[START RECORDED DATA]
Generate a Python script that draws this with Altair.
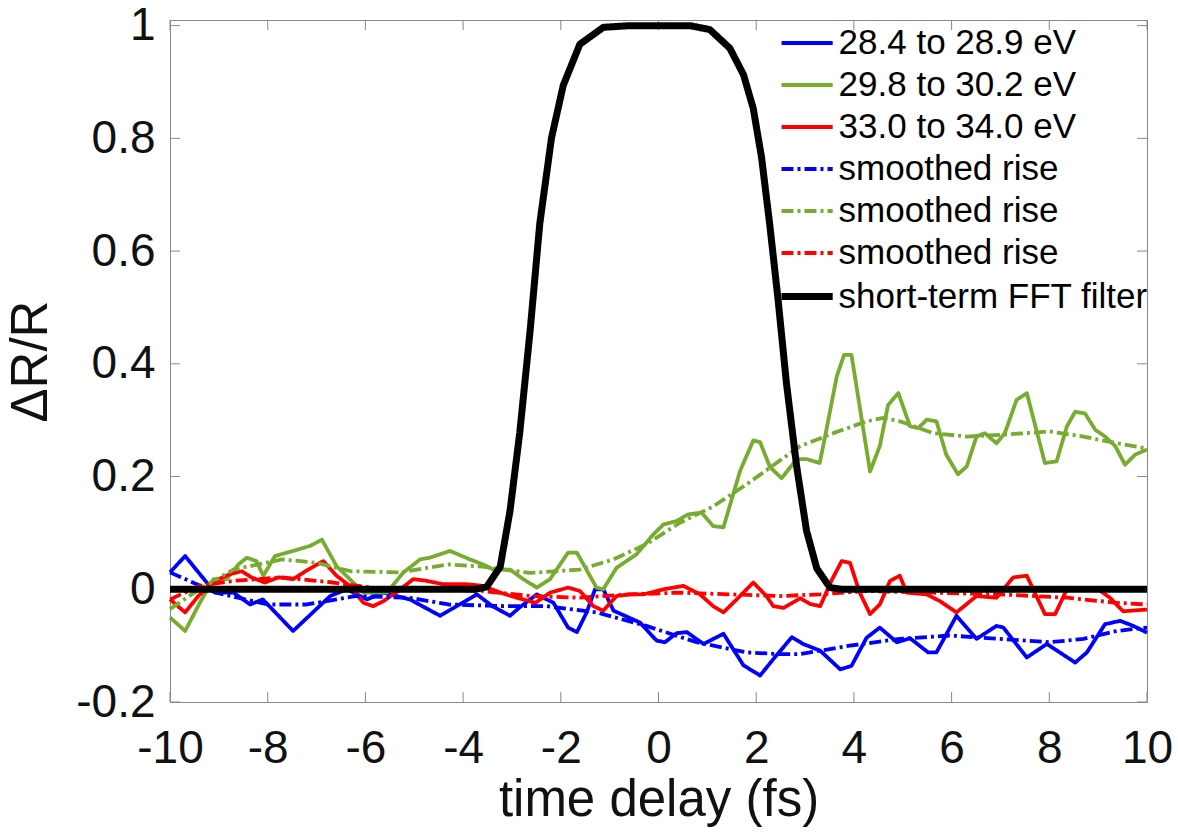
import altair as alt
import pandas as pd

# ---------------- data ----------------
blue_t = [-10.0, -9.69, -9.08, -8.70, -8.36, -8.10, -7.48, -6.72, -6.38, -5.97,
          -5.63, -5.09, -4.47, -4.13, -3.72, -3.40, -3.04, -2.84, -2.49, -2.15,
          -1.85, -1.67, -1.47, -1.30, -1.13, -0.92, -0.38, -0.04, 0.13, 0.37,
          0.58, 0.92, 1.33, 1.74, 2.08, 2.35, 2.73, 2.96, 3.31, 3.72,
          3.95, 4.26, 4.53, 4.88, 5.15, 5.52, 5.69, 6.10, 6.51, 6.92,
          7.06, 7.54, 7.95, 8.53, 8.77, 9.14, 9.45, 9.72, 10.0]
blue_v = [0.030, 0.059, -0.006, -0.006, -0.027, -0.018, -0.074, -0.012, 0.0, -0.018,
          -0.006, -0.018, -0.047, -0.030, -0.009, -0.030, -0.047, -0.032, -0.009, -0.024,
          -0.068, -0.076, -0.041, 0.0, 0.0, -0.038, -0.059, -0.091, -0.094, -0.078,
          -0.076, -0.097, -0.079, -0.135, -0.153, -0.124, -0.085, -0.097, -0.109, -0.142,
          -0.136, -0.086, -0.068, -0.094, -0.087, -0.112, -0.112, -0.047, -0.088, -0.065,
          -0.068, -0.121, -0.097, -0.130, -0.112, -0.062, -0.056, -0.065, -0.077]

green_t = [-10.0, -9.69, -9.39, -9.11, -8.84, -8.60, -8.43, -8.23, -8.09, -7.85,
           -7.48, -7.13, -6.89, -6.59, -6.32, -6.04, -5.56, -5.22, -4.88, -4.68,
           -4.27, -3.86, -3.59, -3.38, -3.04, -2.77, -2.49, -2.22, -1.85, -1.67,
           -1.27, -1.13, -0.86, -0.45, -0.11, 0.10, 0.37, 0.61, 0.88, 1.12,
           1.33, 1.67, 1.94, 2.08, 2.28, 2.52, 2.83, 3.03, 3.30, 3.44,
           3.65, 3.80, 3.95, 4.33, 4.53, 4.70, 4.91, 5.15, 5.32, 5.49,
           5.69, 5.89, 6.13, 6.31, 6.51, 6.68, 6.92, 7.09, 7.33, 7.54,
           7.91, 8.15, 8.36, 8.53, 8.73, 8.94, 9.14, 9.35, 9.55, 9.76,
           10.0]
green_v = [-0.050, -0.074, -0.024, 0.018, 0.018, 0.044, 0.056, 0.050, 0.024, 0.059,
           0.068, 0.077, 0.088, 0.041, 0.018, -0.006, -0.006, 0.030, 0.053, 0.056,
           0.068, 0.053, 0.044, 0.035, 0.035, 0.018, 0.003, 0.018, 0.065, 0.065,
           0.003, 0.0, 0.038, 0.062, 0.097, 0.115, 0.121, 0.133, 0.136, 0.112,
           0.110, 0.210, 0.264, 0.261, 0.217, 0.197, 0.231, 0.231, 0.224, 0.284,
           0.378, 0.416, 0.416, 0.209, 0.254, 0.327, 0.348, 0.289, 0.286, 0.301,
           0.298, 0.239, 0.204, 0.218, 0.271, 0.277, 0.259, 0.277, 0.336, 0.348,
           0.224, 0.227, 0.289, 0.315, 0.312, 0.283, 0.271, 0.254, 0.221, 0.239,
           0.248]

red_t = [-10.0, -9.69, -9.42, -9.08, -8.77, -8.53, -8.33, -8.06, -7.78, -7.48,
         -7.17, -6.86, -6.59, -6.32, -6.04, -5.84, -5.63, -5.33, -5.02, -4.75,
         -4.41, -3.93, -3.59, -3.24, -2.90, -2.52, -2.22, -1.85, -1.61, -1.33,
         -1.13, -0.86, -0.58, -0.31, 0.10, 0.51, 0.85, 1.12, 1.33, 1.60,
         1.94, 2.21, 2.35, 2.56, 2.90, 3.10, 3.31, 3.55, 3.75, 3.92,
         4.12, 4.33, 4.53, 4.74, 4.94, 5.08, 5.49, 5.76, 6.10, 6.51,
         6.92, 7.26, 7.54, 7.91, 8.12, 8.36, 8.63, 8.97, 9.24, 9.51,
         10.0]
red_v = [-0.018, -0.041, -0.012, 0.015, 0.027, 0.032, 0.021, 0.012, 0.021, 0.018,
         0.035, 0.050, 0.024, 0.006, -0.024, -0.030, -0.021, -0.003, 0.018, 0.015,
         0.009, 0.009, 0.006, -0.006, -0.015, -0.024, -0.006, 0.003, -0.003, -0.030,
         -0.038, -0.012, -0.009, -0.009, 0.0, 0.006, -0.009, -0.030, -0.041, -0.018,
         0.012, -0.012, -0.030, -0.033, -0.016, -0.026, -0.030, 0.017, 0.050, 0.047,
         -0.006, -0.044, -0.027, 0.015, 0.024, -0.006, -0.009, -0.021, -0.041, -0.012,
         -0.015, 0.021, 0.024, -0.044, -0.044, 0.0, 0.002, 0.002, -0.015, -0.039,
         -0.036]

blue_s_t = [-10.0, -9.06, -8.0, -7.2, -6.2, -5.1, -4.3, -3.1, -2.29, -1.27,
            -0.25, 0.78, 1.80, 2.49, 2.90, 3.92, 4.94, 5.96, 6.99, 8.01,
            8.70, 9.38, 10.0]
blue_s_v = [0.030, -0.006, -0.027, -0.027, -0.012, -0.015, -0.027, -0.030, -0.030, -0.041,
            -0.065, -0.094, -0.112, -0.115, -0.115, -0.100, -0.088, -0.082, -0.088, -0.094,
            -0.088, -0.074, -0.068]

green_s_t = [-10.0, -9.4, -8.7, -7.7, -7.0, -6.3, -5.3, -4.3, -3.6, -2.63,
             -1.61, -0.92, -0.25, 0.44, 1.12, 1.80, 2.90, 3.58, 4.26, 4.60,
             4.94, 5.62, 6.31, 6.99, 8.01, 8.70, 9.38, 10.0]
green_s_v = [-0.035, 0.0, 0.035, 0.053, 0.047, 0.032, 0.030, 0.044, 0.040, 0.029,
             0.035, 0.053, 0.080, 0.118, 0.147, 0.186, 0.254, 0.277, 0.298, 0.304,
             0.298, 0.277, 0.271, 0.274, 0.280, 0.271, 0.259, 0.250]

red_s_t = [-10.0, -9.4, -8.7, -7.7, -6.66, -5.63, -4.6, -3.6, -2.63, -1.61,
           -0.58, 0.44, 1.46, 2.49, 3.31, 4.26, 5.62, 6.99, 8.36, 9.38, 10.0]
red_s_v = [-0.018, 0.006, 0.015, 0.021, 0.012, 0.0, 0.0, -0.003, -0.012, -0.015,
           -0.009, -0.006, -0.009, -0.012, -0.009, -0.003, -0.006, -0.009, -0.015, -0.024,
           -0.027]

filter_t = [-10.0, -3.75, -3.52, -3.24, -3.04, -2.84, -2.63, -2.43, -2.19, -1.95,
            -1.61, -1.13, -0.58, 0.645, 1.05, 1.46, 1.74, 1.94, 2.11, 2.28,
            2.45, 2.62, 2.83, 3.03, 3.24, 3.51, 3.75, 10.0]
filter_v = [0.0, 0.0, 0.004, 0.040, 0.139, 0.278, 0.457, 0.649, 0.801, 0.894,
            0.967, 0.997, 1.0, 1.0, 0.993, 0.960, 0.913, 0.853, 0.766, 0.645,
            0.512, 0.365, 0.217, 0.104, 0.037, 0.003, 0.0, 0.0]

series_keys = ["28.4 to 28.9 eV", "29.8 to 30.2 eV", "33.0 to 34.0 eV",
               "smoothed rise (blue)", "smoothed rise (green)", "smoothed rise (red)",
               "short-term FFT filter"]
series_colors = ["#0000ff", "#77ac30", "#ff0000", "#0000ff", "#77ac30", "#ff0000", "#000000"]
series_dash = [[1, 0], [1, 0], [1, 0], [12, 4, 3, 4], [12, 4, 3, 4], [12, 4, 3, 4], [1, 0]]
series_width = [3.8, 3.8, 3.8, 3.8, 3.8, 3.8, 7]

x_ticks = [-10, -8, -6, -4, -2, 0, 2, 4, 6, 8, 10]
y_ticks = [-0.2, 0, 0.2, 0.4, 0.6, 0.8, 1]

# ---------------- build tables ----------------
pairs = [(blue_t, blue_v), (green_t, green_v), (red_t, red_v),
         (blue_s_t, blue_s_v), (green_s_t, green_s_v), (red_s_t, red_s_v),
         (filter_t, filter_v)]
rows = []
for key, (ts, vs) in zip(series_keys, pairs):
    assert len(ts) == len(vs), key
    for t, v in zip(ts, vs):
        rows.append({"series": key, "t": t, "v": v})
df = pd.DataFrame(rows)
xt_df = pd.DataFrame({"t": x_ticks})
yt_df = pd.DataFrame({"v": y_ticks})

FONT = "Liberation Sans"
W, H = 977, 682
FRAME = "#888888"
TICK = 10

xscale = alt.Scale(domain=[-10, 10], nice=False, zero=False)
yscale = alt.Scale(domain=[-0.2, 1.01], nice=False, zero=False)

num_expr = "datum.value < 0 ? '-' + format(-datum.value, '~g') : format(datum.value, '~g')"

x_axis = alt.Axis(values=x_ticks, ticks=False, domain=False, grid=False,
                  labelFont=FONT, labelFontSize=46, labelColor="#111111",
                  labelPadding=24, labelFlush=False, labelExpr=num_expr,
                  title="time delay (fs)", titleFont=FONT, titleFontSize=51,
                  titleFontWeight="normal", titleColor="#111111",
                  titleX=W / 2, titleY=113, titleBaseline="alphabetic", titleAlign="center")
y_axis = alt.Axis(values=y_ticks, ticks=False, domain=False, grid=False,
                  labelFont=FONT, labelFontSize=46, labelColor="#111111",
                  labelPadding=15, labelFlush=False, labelExpr=num_expr,
                  title="\u0394R/R", titleFont=FONT, titleFontSize=51,
                  titleFontWeight="normal", titleColor="#111111",
                  titleAngle=270, titleX=-124, titleY=H / 2,
                  titleBaseline="alphabetic", titleAlign="center")

# long horizontal swatch whose row height stays small
legend = alt.Legend(title=None, orient="none", legendX=606, legendY=0,
                    symbolType="M-1.6,0H1.6", symbolSize=1024, symbolOffset=6.6,
                    labelFont=FONT, labelFontSize=35, labelColor="#000000",
                    labelOffset=12, labelLimit=420, labelBaseline="middle",
                    labelExpr="indexof(datum.label, 'smoothed') >= 0 ? 'smoothed rise' : datum.label",
                    padding=5, rowPadding=6)

enc = dict(
    x=alt.X("t:Q", scale=xscale, axis=x_axis),
    y=alt.Y("v:Q", scale=yscale, axis=y_axis),
    color=alt.Color("series:N", scale=alt.Scale(domain=series_keys, range=series_colors),
                    legend=legend, sort=series_keys),
    strokeDash=alt.StrokeDash("series:N", scale=alt.Scale(domain=series_keys, range=series_dash),
                              legend=legend, sort=series_keys),
    strokeWidth=alt.StrokeWidth("series:N",
                                scale=alt.Scale(type="ordinal", domain=series_keys, range=series_width),
                                legend=legend, sort=series_keys),
)

line_layers = [
    alt.Chart(df).transform_filter(alt.datum.series == key)
    .mark_line(strokeJoin="round", strokeCap="butt").encode(**enc)
    for key in series_keys
]

xa = alt.X("t:Q", scale=xscale, axis=x_axis)
ya = alt.Y("v:Q", scale=yscale, axis=y_axis)
tick_bottom = alt.Chart(xt_df).mark_rule(color=FRAME, strokeWidth=1).encode(
    x=xa, y=alt.value(H), y2=alt.value(H - TICK))
tick_top = alt.Chart(xt_df).mark_rule(color=FRAME, strokeWidth=1).encode(
    x=xa, y=alt.value(0), y2=alt.value(TICK))
tick_left = alt.Chart(yt_df).mark_rule(color=FRAME, strokeWidth=1).encode(
    y=ya, x=alt.value(0), x2=alt.value(TICK))
tick_right = alt.Chart(yt_df).mark_rule(color=FRAME, strokeWidth=1).encode(
    y=ya, x=alt.value(W), x2=alt.value(W - TICK))

chart = alt.layer(tick_bottom, tick_top, tick_left, tick_right, *line_layers).properties(
    width=W, height=H,
    autosize=alt.AutoSizeParams(type="none"),
    padding={"left": 170, "top": 20, "right": 31, "bottom": 137},
    background="white",
).configure_view(stroke=FRAME, strokeWidth=1)

chart.save("out.html", embed_options={"renderer": "svg", "actions": False})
[END RECORDED DATA]
WHAT THIS TASK INVOLVES>
Please repeat exactly the data above from its first line to the line that contains "-0.056, -0.065, -0.077]", inclusive, and leave every picture out.

CORRECT OUTPUT>
Generate a Python script that draws this with Altair.
import altair as alt
import pandas as pd

# ---------------- data ----------------
blue_t = [-10.0, -9.69, -9.08, -8.70, -8.36, -8.10, -7.48, -6.72, -6.38, -5.97,
          -5.63, -5.09, -4.47, -4.13, -3.72, -3.40, -3.04, -2.84, -2.49, -2.15,
          -1.85, -1.67, -1.47, -1.30, -1.13, -0.92, -0.38, -0.04, 0.13, 0.37,
          0.58, 0.92, 1.33, 1.74, 2.08, 2.35, 2.73, 2.96, 3.31, 3.72,
          3.95, 4.26, 4.53, 4.88, 5.15, 5.52, 5.69, 6.10, 6.51, 6.92,
          7.06, 7.54, 7.95, 8.53, 8.77, 9.14, 9.45, 9.72, 10.0]
blue_v = [0.030, 0.059, -0.006, -0.006, -0.027, -0.018, -0.074, -0.012, 0.0, -0.018,
          -0.006, -0.018, -0.047, -0.030, -0.009, -0.030, -0.047, -0.032, -0.009, -0.024,
          -0.068, -0.076, -0.041, 0.0, 0.0, -0.038, -0.059, -0.091, -0.094, -0.078,
          -0.076, -0.097, -0.079, -0.135, -0.153, -0.124, -0.085, -0.097, -0.109, -0.142,
          -0.136, -0.086, -0.068, -0.094, -0.087, -0.112, -0.112, -0.047, -0.088, -0.065,
          -0.068, -0.121, -0.097, -0.130, -0.112, -0.062, -0.056, -0.065, -0.077]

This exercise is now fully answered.